EXERCISE TASK
Among the entries below, copy only the span from the line containing "Rebuild this chart" through the line containing "10.80, 10.81, 10.82];". Do so exactly, and skip the pictures.
☆ ☆ ☆
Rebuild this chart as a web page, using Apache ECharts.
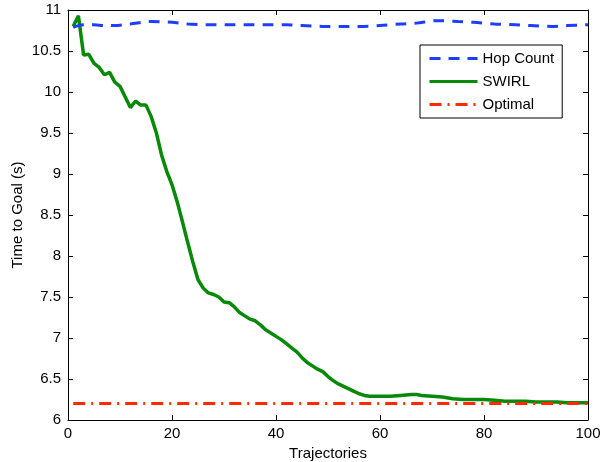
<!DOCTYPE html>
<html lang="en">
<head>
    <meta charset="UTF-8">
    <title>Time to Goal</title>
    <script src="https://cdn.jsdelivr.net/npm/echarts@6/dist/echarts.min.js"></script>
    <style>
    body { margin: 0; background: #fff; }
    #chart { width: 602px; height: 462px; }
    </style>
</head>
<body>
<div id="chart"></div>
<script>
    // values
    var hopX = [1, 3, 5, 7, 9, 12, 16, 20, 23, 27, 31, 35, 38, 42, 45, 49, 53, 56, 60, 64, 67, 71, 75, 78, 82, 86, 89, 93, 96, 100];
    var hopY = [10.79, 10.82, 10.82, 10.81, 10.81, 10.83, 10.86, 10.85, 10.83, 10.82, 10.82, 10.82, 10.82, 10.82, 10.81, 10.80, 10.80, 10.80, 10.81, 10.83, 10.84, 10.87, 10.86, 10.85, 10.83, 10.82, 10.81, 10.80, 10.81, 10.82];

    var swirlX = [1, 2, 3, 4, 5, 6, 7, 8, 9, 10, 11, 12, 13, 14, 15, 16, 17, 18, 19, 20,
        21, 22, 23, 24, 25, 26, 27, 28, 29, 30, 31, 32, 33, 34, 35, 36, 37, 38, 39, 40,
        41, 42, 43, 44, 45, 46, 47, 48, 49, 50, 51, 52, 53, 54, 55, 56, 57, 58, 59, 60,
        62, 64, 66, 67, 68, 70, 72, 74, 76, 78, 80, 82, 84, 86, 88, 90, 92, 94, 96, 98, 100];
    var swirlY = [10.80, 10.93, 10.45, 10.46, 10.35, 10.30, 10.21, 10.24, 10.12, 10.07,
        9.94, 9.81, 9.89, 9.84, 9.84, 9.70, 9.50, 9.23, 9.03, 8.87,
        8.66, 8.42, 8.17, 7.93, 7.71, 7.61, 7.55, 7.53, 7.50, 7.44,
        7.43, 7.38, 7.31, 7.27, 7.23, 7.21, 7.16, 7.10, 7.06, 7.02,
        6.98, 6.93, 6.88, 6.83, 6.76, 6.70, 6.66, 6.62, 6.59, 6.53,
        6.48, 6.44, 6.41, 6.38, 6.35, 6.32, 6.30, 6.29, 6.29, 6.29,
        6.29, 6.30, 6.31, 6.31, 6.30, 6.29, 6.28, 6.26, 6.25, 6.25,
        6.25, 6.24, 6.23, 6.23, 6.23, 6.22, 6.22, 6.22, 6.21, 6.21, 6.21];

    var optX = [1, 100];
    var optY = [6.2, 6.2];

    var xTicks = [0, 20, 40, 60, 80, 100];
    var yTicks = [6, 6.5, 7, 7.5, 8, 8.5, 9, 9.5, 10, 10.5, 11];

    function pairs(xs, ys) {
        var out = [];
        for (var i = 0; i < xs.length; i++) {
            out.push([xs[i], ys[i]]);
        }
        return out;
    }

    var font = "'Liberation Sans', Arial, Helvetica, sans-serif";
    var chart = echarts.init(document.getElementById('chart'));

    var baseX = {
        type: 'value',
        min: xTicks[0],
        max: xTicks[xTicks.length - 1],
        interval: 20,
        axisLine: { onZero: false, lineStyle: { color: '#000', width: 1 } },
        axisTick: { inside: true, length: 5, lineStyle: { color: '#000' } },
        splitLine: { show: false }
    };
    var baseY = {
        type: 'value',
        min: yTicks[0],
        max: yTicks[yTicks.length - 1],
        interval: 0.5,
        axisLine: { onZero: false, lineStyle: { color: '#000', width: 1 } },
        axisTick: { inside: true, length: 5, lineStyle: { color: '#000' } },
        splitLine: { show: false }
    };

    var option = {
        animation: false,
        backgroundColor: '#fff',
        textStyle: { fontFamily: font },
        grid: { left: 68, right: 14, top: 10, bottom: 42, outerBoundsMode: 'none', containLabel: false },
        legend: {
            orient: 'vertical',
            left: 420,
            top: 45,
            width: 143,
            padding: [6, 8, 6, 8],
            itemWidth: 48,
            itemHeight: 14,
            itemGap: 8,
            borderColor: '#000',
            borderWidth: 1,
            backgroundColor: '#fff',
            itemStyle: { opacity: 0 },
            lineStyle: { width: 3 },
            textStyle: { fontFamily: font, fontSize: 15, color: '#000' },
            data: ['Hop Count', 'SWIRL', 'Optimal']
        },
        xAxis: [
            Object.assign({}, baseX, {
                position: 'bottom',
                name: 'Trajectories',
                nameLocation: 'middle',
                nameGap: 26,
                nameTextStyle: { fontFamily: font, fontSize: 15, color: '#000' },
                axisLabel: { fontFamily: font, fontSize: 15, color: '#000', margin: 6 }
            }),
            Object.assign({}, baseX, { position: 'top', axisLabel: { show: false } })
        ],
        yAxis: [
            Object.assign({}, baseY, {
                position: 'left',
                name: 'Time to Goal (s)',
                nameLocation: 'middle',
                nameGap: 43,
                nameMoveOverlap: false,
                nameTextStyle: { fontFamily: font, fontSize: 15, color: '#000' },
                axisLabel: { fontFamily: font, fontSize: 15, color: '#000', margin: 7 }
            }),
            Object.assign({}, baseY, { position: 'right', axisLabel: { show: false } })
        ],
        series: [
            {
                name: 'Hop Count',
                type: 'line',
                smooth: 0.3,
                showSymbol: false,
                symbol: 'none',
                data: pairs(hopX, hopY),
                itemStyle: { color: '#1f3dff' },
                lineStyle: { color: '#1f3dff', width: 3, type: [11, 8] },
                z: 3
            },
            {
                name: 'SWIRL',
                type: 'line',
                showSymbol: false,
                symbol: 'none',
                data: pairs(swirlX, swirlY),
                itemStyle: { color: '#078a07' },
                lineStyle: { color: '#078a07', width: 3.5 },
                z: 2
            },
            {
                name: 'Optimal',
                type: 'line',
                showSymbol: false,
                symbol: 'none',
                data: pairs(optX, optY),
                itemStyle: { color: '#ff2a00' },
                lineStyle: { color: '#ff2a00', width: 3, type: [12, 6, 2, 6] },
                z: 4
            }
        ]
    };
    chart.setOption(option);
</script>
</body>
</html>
☆ ☆ ☆
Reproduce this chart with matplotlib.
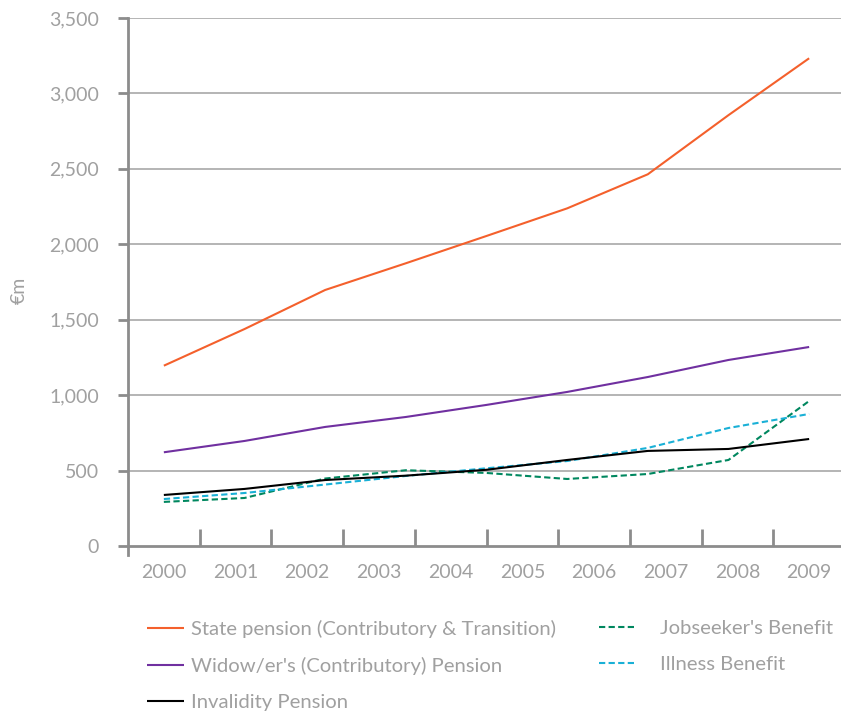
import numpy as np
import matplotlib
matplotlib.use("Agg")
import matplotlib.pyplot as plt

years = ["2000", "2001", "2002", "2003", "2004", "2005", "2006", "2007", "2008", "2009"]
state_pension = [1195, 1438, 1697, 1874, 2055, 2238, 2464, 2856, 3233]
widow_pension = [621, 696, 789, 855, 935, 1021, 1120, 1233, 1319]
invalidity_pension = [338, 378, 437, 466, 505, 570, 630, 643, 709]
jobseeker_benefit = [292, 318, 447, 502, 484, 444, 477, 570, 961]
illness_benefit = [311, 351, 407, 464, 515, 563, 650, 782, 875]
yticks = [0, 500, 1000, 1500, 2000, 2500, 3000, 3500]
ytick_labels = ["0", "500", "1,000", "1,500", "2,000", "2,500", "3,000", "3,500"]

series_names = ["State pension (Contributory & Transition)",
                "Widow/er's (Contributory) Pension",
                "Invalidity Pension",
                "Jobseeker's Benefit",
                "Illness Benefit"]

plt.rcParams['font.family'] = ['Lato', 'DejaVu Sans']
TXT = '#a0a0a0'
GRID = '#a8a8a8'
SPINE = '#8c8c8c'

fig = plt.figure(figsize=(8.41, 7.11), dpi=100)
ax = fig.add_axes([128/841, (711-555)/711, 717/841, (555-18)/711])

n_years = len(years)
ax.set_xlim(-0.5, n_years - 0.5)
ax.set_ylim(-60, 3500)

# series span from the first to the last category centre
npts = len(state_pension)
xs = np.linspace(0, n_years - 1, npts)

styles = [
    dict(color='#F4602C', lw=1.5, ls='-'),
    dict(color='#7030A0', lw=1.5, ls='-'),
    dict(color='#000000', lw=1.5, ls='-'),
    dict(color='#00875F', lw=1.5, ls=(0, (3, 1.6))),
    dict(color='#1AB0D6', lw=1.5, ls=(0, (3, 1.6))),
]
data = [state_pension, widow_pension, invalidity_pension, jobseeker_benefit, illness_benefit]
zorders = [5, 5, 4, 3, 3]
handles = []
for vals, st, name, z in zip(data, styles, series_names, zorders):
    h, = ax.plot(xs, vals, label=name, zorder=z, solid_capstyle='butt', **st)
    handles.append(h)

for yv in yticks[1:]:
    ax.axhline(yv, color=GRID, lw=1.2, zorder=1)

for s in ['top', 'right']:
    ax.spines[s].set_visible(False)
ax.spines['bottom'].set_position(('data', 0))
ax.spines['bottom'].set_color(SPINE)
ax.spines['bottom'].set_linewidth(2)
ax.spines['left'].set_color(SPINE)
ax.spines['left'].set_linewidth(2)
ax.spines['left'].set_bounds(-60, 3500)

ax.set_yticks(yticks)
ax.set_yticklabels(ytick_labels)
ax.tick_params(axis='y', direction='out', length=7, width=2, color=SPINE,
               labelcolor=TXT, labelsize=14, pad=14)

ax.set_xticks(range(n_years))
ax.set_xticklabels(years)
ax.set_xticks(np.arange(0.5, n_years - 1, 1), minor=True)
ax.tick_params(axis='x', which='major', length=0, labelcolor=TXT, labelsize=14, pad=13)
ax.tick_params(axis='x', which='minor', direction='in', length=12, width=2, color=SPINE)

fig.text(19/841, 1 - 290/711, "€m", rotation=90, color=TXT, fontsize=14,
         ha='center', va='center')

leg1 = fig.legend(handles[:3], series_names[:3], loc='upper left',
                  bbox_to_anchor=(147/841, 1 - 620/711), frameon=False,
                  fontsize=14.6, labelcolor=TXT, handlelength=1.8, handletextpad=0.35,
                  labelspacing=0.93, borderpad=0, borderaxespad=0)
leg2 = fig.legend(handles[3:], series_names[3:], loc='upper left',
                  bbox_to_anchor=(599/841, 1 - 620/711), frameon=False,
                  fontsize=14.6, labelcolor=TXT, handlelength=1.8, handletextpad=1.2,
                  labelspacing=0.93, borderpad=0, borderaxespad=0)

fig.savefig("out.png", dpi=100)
☆ ☆ ☆
FINISHED TASK
Rebuild this chart as a web page, using Apache ECharts.
<!DOCTYPE html>
<html lang="en">
<head>
    <meta charset="UTF-8">
    <title>Time to Goal</title>
    <script src="https://cdn.jsdelivr.net/npm/echarts@6/dist/echarts.min.js"></script>
    <style>
    body { margin: 0; background: #fff; }
    #chart { width: 602px; height: 462px; }
    </style>
</head>
<body>
<div id="chart"></div>
<script>
    // values
    var hopX = [1, 3, 5, 7, 9, 12, 16, 20, 23, 27, 31, 35, 38, 42, 45, 49, 53, 56, 60, 64, 67, 71, 75, 78, 82, 86, 89, 93, 96, 100];
    var hopY = [10.79, 10.82, 10.82, 10.81, 10.81, 10.83, 10.86, 10.85, 10.83, 10.82, 10.82, 10.82, 10.82, 10.82, 10.81, 10.80, 10.80, 10.80, 10.81, 10.83, 10.84, 10.87, 10.86, 10.85, 10.83, 10.82, 10.81, 10.80, 10.81, 10.82];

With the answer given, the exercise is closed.